------ PROVIDED RECORDS
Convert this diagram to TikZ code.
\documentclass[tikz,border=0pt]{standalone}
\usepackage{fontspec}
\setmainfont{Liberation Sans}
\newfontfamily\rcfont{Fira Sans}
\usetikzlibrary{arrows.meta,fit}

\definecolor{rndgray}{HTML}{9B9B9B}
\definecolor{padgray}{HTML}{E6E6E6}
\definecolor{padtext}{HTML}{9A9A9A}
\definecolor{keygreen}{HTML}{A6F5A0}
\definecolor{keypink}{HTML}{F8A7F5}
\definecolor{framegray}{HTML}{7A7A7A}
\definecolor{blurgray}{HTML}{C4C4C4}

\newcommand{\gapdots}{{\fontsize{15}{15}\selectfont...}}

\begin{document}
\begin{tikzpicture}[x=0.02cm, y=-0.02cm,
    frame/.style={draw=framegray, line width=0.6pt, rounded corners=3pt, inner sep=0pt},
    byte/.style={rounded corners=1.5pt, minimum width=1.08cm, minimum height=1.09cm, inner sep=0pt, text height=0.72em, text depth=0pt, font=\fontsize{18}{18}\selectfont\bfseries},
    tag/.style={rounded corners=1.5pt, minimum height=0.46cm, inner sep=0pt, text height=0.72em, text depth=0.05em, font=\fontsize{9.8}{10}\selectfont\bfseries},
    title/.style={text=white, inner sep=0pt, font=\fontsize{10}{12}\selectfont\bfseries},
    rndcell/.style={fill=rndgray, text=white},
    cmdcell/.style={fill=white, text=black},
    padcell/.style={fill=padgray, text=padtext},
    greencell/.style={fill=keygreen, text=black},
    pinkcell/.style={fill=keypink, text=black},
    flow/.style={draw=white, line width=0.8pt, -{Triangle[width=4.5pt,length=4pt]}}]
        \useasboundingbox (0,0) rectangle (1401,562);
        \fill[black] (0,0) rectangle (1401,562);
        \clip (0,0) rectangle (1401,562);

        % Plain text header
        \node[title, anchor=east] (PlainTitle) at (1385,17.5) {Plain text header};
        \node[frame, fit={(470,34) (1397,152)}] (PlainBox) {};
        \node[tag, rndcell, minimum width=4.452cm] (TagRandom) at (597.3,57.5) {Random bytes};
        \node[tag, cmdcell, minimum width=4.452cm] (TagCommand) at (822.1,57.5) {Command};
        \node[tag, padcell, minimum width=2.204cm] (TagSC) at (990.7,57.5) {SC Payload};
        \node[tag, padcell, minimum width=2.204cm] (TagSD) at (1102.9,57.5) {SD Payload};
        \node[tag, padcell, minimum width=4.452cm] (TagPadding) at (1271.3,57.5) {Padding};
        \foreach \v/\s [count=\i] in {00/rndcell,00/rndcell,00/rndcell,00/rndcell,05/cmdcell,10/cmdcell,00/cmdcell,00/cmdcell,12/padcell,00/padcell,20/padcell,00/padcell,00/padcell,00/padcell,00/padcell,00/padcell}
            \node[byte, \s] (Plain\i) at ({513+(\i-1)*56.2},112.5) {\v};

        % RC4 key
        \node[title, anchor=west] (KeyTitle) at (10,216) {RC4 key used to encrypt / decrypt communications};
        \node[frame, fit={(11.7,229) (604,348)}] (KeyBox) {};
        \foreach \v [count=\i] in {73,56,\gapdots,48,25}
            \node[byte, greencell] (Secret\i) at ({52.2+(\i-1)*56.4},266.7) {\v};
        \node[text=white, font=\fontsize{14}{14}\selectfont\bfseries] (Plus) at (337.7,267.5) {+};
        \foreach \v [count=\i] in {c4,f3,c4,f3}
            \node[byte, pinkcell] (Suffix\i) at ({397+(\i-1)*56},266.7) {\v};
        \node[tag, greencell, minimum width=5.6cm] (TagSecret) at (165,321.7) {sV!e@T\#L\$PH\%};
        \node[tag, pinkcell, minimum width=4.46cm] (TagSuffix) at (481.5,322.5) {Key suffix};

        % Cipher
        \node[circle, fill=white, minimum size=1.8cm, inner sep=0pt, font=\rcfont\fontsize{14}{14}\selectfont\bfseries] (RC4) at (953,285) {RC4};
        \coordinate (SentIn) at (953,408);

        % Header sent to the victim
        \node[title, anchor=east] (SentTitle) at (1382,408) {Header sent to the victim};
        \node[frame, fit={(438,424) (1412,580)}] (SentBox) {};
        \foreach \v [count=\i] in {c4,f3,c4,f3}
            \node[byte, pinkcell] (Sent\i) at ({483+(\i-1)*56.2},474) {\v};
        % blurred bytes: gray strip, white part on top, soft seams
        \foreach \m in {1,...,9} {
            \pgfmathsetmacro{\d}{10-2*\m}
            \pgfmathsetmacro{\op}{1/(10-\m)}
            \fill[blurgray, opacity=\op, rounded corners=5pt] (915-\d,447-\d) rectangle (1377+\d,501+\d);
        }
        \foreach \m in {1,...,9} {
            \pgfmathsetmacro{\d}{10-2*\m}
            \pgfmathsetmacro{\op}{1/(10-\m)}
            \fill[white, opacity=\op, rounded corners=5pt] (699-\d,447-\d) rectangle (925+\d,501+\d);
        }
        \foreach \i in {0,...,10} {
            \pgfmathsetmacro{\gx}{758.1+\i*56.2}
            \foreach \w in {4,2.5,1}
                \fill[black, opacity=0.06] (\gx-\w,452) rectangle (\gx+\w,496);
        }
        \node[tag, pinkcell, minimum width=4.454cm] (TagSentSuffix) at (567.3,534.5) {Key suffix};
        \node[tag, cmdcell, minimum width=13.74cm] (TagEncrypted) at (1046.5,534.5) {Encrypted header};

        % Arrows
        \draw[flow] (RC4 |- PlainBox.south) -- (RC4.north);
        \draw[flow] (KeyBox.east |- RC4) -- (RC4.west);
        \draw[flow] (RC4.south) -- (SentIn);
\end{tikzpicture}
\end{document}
------------
------ PROVIDED RECORDS
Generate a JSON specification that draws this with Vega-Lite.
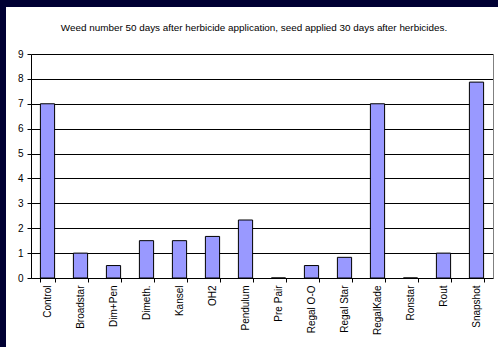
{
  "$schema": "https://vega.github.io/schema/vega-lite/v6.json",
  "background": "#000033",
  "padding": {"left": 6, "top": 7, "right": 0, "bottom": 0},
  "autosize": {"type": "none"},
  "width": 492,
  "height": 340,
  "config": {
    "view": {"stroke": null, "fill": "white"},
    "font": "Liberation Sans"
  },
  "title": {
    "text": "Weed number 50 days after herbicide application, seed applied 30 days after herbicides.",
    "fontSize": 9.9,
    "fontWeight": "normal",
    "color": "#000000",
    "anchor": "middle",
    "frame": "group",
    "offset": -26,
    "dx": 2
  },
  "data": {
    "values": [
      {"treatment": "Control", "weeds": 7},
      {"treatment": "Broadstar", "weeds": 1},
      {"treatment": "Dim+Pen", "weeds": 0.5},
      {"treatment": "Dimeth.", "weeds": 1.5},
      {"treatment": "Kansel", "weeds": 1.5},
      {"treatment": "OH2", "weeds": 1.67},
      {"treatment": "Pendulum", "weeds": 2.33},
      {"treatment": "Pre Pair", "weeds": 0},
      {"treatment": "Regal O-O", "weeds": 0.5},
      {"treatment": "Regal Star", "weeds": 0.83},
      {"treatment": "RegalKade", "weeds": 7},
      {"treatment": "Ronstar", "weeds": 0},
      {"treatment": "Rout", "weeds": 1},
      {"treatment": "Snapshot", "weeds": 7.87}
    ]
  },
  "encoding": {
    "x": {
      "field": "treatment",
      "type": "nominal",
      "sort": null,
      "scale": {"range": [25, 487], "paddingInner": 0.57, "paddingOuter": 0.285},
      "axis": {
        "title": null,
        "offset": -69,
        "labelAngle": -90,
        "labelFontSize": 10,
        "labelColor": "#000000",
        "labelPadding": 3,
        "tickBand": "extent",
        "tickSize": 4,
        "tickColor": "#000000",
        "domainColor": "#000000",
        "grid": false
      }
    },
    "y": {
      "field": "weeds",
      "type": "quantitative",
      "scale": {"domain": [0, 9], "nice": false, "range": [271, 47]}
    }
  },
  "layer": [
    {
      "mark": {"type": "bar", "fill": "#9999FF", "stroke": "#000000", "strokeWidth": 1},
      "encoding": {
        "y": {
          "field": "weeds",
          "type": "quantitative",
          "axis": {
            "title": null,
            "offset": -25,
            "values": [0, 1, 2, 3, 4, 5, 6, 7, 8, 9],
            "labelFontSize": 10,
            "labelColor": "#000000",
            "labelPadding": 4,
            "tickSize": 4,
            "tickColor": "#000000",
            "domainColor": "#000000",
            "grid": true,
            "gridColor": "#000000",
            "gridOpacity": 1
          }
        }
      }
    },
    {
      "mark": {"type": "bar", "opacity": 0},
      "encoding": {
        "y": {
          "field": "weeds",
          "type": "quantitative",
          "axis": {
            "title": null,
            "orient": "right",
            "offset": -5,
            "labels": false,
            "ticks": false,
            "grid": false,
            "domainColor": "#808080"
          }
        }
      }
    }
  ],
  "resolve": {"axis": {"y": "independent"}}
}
------------
## [AIM OF THE EXERCISE]
State the number of lines in the data that include the string "this", and add nothing else.

## [REPLY TO THE EXERCISE]
2